RECORDED INFORMATION:
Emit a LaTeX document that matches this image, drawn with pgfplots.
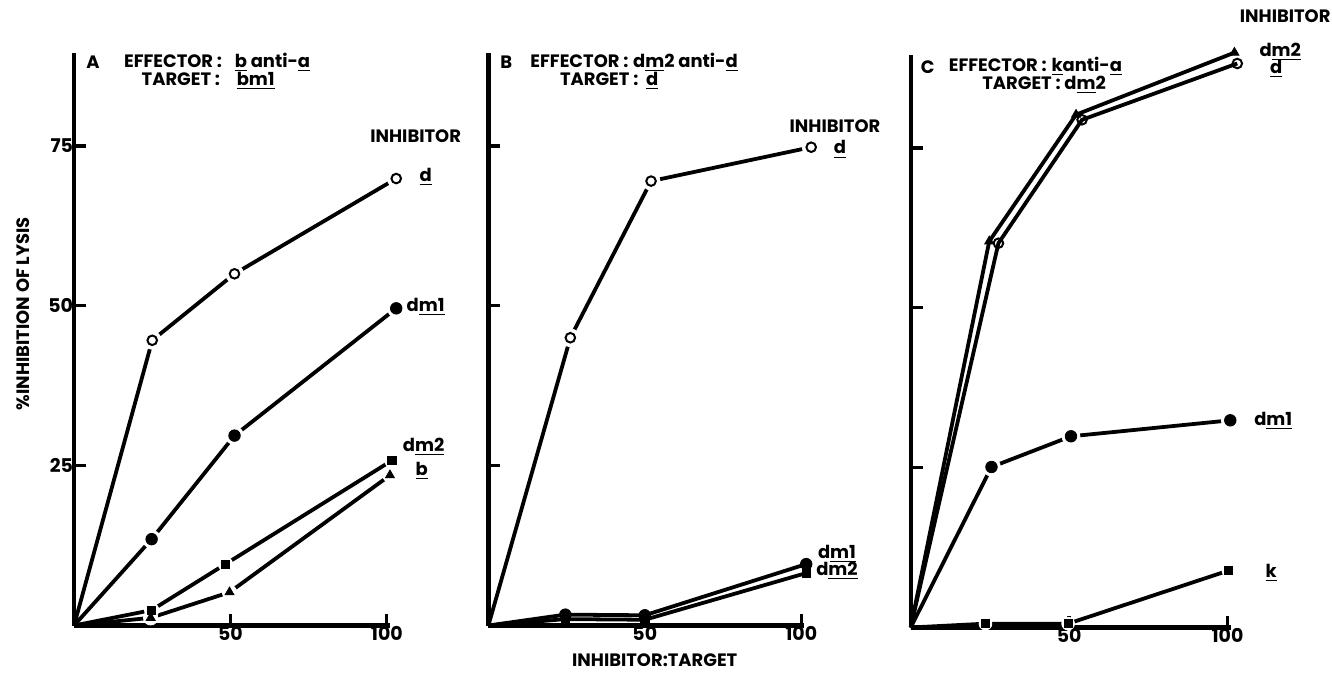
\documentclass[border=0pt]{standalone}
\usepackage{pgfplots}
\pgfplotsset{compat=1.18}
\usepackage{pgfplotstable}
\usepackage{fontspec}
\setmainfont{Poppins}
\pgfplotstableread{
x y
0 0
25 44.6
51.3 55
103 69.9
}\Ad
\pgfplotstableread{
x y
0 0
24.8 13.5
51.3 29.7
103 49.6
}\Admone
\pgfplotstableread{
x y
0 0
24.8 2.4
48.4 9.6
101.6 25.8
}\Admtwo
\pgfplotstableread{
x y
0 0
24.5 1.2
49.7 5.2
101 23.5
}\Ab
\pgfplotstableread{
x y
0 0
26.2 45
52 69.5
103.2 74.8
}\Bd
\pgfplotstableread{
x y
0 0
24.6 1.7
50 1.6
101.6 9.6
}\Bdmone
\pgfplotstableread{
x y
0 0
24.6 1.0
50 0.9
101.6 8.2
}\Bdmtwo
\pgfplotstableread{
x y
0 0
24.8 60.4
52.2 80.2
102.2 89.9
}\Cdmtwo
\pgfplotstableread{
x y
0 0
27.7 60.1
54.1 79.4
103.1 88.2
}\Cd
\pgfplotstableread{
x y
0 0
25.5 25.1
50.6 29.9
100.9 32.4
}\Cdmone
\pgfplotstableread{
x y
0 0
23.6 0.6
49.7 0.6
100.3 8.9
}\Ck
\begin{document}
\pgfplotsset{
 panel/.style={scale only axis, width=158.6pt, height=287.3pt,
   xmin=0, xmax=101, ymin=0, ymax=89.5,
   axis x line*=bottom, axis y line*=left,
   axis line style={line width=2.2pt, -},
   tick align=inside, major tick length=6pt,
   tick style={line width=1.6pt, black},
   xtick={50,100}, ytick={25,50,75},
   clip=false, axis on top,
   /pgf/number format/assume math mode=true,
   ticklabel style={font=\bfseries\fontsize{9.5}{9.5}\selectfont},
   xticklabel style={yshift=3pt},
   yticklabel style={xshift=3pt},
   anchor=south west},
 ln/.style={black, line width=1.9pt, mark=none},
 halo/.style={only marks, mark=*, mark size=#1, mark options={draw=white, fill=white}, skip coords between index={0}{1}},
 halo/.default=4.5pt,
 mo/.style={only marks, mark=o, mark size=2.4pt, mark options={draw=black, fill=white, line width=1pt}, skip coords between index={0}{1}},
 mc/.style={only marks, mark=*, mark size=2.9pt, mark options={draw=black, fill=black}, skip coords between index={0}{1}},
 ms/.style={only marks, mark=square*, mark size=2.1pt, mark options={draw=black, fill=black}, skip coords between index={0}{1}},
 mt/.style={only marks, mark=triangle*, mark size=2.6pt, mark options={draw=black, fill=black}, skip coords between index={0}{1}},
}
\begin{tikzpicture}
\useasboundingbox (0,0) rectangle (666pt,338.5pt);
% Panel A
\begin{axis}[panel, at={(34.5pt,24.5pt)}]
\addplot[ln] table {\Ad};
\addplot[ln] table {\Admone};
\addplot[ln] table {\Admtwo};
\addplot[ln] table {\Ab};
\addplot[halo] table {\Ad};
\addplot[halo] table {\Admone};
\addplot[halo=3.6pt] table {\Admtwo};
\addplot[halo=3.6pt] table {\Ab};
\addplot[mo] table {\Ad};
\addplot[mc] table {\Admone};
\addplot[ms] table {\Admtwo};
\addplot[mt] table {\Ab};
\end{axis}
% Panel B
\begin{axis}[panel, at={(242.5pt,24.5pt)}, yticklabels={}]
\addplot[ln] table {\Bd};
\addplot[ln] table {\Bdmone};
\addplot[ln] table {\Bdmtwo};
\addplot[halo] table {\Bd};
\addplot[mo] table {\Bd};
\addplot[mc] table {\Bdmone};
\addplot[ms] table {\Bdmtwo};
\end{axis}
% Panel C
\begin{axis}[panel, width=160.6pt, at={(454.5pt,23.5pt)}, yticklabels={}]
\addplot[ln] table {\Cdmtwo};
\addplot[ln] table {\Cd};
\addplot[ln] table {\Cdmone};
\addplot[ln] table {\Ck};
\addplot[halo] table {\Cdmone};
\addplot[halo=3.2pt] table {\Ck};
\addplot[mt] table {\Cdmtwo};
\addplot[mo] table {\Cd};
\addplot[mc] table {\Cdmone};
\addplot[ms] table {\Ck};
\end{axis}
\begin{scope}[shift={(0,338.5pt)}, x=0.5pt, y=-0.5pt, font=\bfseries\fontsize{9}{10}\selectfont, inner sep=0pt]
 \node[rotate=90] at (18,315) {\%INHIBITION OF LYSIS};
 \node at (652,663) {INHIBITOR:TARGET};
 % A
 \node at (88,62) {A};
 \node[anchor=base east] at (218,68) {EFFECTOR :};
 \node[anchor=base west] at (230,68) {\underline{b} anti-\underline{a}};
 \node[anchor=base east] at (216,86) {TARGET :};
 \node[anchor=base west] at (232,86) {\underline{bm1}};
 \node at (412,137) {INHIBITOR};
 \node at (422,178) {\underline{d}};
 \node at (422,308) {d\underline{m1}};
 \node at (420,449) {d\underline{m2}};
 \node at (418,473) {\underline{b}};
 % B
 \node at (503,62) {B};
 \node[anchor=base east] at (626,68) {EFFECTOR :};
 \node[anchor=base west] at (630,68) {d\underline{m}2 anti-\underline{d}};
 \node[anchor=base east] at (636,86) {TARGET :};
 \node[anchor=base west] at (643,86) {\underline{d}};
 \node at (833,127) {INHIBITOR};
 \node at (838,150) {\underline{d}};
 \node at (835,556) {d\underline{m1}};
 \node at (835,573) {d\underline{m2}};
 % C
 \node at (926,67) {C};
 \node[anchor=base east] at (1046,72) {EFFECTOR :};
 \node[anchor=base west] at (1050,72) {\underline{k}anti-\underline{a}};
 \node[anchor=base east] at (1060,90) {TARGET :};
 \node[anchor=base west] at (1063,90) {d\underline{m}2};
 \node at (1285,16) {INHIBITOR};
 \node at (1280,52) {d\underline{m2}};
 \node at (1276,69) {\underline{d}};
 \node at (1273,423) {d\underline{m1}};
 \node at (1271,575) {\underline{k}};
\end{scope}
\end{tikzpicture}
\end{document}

DIRECTION: Every line of the data above should be quoted exactly. Omit the pictures.

EXERCISE SOLUTION:
Emit a LaTeX document that matches this image, drawn with pgfplots.
\documentclass[border=0pt]{standalone}
\usepackage{pgfplots}
\pgfplotsset{compat=1.18}
\usepackage{pgfplotstable}
\usepackage{fontspec}
\setmainfont{Poppins}
\pgfplotstableread{
x y
0 0
25 44.6
51.3 55
103 69.9
}\Ad
\pgfplotstableread{
x y
0 0
24.8 13.5
51.3 29.7
103 49.6
}\Admone
\pgfplotstableread{
x y
0 0
24.8 2.4
48.4 9.6
101.6 25.8
}\Admtwo
\pgfplotstableread{
x y
0 0
24.5 1.2
49.7 5.2
101 23.5
}\Ab
\pgfplotstableread{
x y
0 0
26.2 45
52 69.5
103.2 74.8
}\Bd
\pgfplotstableread{
x y
0 0
24.6 1.7
50 1.6
101.6 9.6
}\Bdmone
\pgfplotstableread{
x y
0 0
24.6 1.0
50 0.9
101.6 8.2
}\Bdmtwo
\pgfplotstableread{
x y
0 0
24.8 60.4
52.2 80.2
102.2 89.9
}\Cdmtwo
\pgfplotstableread{
x y
0 0
27.7 60.1
54.1 79.4
103.1 88.2
}\Cd
\pgfplotstableread{
x y
0 0
25.5 25.1
50.6 29.9
100.9 32.4
}\Cdmone
\pgfplotstableread{
x y
0 0
23.6 0.6
49.7 0.6
100.3 8.9
}\Ck
\begin{document}
\pgfplotsset{
 panel/.style={scale only axis, width=158.6pt, height=287.3pt,
   xmin=0, xmax=101, ymin=0, ymax=89.5,
   axis x line*=bottom, axis y line*=left,
   axis line style={line width=2.2pt, -},
   tick align=inside, major tick length=6pt,
   tick style={line width=1.6pt, black},
   xtick={50,100}, ytick={25,50,75},
   clip=false, axis on top,
   /pgf/number format/assume math mode=true,
   ticklabel style={font=\bfseries\fontsize{9.5}{9.5}\selectfont},
   xticklabel style={yshift=3pt},
   yticklabel style={xshift=3pt},
   anchor=south west},
 ln/.style={black, line width=1.9pt, mark=none},
 halo/.style={only marks, mark=*, mark size=#1, mark options={draw=white, fill=white}, skip coords between index={0}{1}},
 halo/.default=4.5pt,
 mo/.style={only marks, mark=o, mark size=2.4pt, mark options={draw=black, fill=white, line width=1pt}, skip coords between index={0}{1}},
 mc/.style={only marks, mark=*, mark size=2.9pt, mark options={draw=black, fill=black}, skip coords between index={0}{1}},
 ms/.style={only marks, mark=square*, mark size=2.1pt, mark options={draw=black, fill=black}, skip coords between index={0}{1}},
 mt/.style={only marks, mark=triangle*, mark size=2.6pt, mark options={draw=black, fill=black}, skip coords between index={0}{1}},
}
\begin{tikzpicture}
\useasboundingbox (0,0) rectangle (666pt,338.5pt);
% Panel A
\begin{axis}[panel, at={(34.5pt,24.5pt)}]
\addplot[ln] table {\Ad};
\addplot[ln] table {\Admone};
\addplot[ln] table {\Admtwo};
\addplot[ln] table {\Ab};
\addplot[halo] table {\Ad};
\addplot[halo] table {\Admone};
\addplot[halo=3.6pt] table {\Admtwo};
\addplot[halo=3.6pt] table {\Ab};
\addplot[mo] table {\Ad};
\addplot[mc] table {\Admone};
\addplot[ms] table {\Admtwo};
\addplot[mt] table {\Ab};
\end{axis}
% Panel B
\begin{axis}[panel, at={(242.5pt,24.5pt)}, yticklabels={}]
\addplot[ln] table {\Bd};
\addplot[ln] table {\Bdmone};
\addplot[ln] table {\Bdmtwo};
\addplot[halo] table {\Bd};
\addplot[mo] table {\Bd};
\addplot[mc] table {\Bdmone};
\addplot[ms] table {\Bdmtwo};
\end{axis}
% Panel C
\begin{axis}[panel, width=160.6pt, at={(454.5pt,23.5pt)}, yticklabels={}]
\addplot[ln] table {\Cdmtwo};
\addplot[ln] table {\Cd};
\addplot[ln] table {\Cdmone};
\addplot[ln] table {\Ck};
\addplot[halo] table {\Cdmone};
\addplot[halo=3.2pt] table {\Ck};
\addplot[mt] table {\Cdmtwo};
\addplot[mo] table {\Cd};
\addplot[mc] table {\Cdmone};
\addplot[ms] table {\Ck};
\end{axis}
\begin{scope}[shift={(0,338.5pt)}, x=0.5pt, y=-0.5pt, font=\bfseries\fontsize{9}{10}\selectfont, inner sep=0pt]
 \node[rotate=90] at (18,315) {\%INHIBITION OF LYSIS};
 \node at (652,663) {INHIBITOR:TARGET};
 % A
 \node at (88,62) {A};
 \node[anchor=base east] at (218,68) {EFFECTOR :};
 \node[anchor=base west] at (230,68) {\underline{b} anti-\underline{a}};
 \node[anchor=base east] at (216,86) {TARGET :};
 \node[anchor=base west] at (232,86) {\underline{bm1}};
 \node at (412,137) {INHIBITOR};
 \node at (422,178) {\underline{d}};
 \node at (422,308) {d\underline{m1}};
 \node at (420,449) {d\underline{m2}};
 \node at (418,473) {\underline{b}};
 % B
 \node at (503,62) {B};
 \node[anchor=base east] at (626,68) {EFFECTOR :};
 \node[anchor=base west] at (630,68) {d\underline{m}2 anti-\underline{d}};
 \node[anchor=base east] at (636,86) {TARGET :};
 \node[anchor=base west] at (643,86) {\underline{d}};
 \node at (833,127) {INHIBITOR};
 \node at (838,150) {\underline{d}};
 \node at (835,556) {d\underline{m1}};
 \node at (835,573) {d\underline{m2}};
 % C
 \node at (926,67) {C};
 \node[anchor=base east] at (1046,72) {EFFECTOR :};
 \node[anchor=base west] at (1050,72) {\underline{k}anti-\underline{a}};
 \node[anchor=base east] at (1060,90) {TARGET :};
 \node[anchor=base west] at (1063,90) {d\underline{m}2};
 \node at (1285,16) {INHIBITOR};
 \node at (1280,52) {d\underline{m2}};
 \node at (1276,69) {\underline{d}};
 \node at (1273,423) {d\underline{m1}};
 \node at (1271,575) {\underline{k}};
\end{scope}
\end{tikzpicture}
\end{document}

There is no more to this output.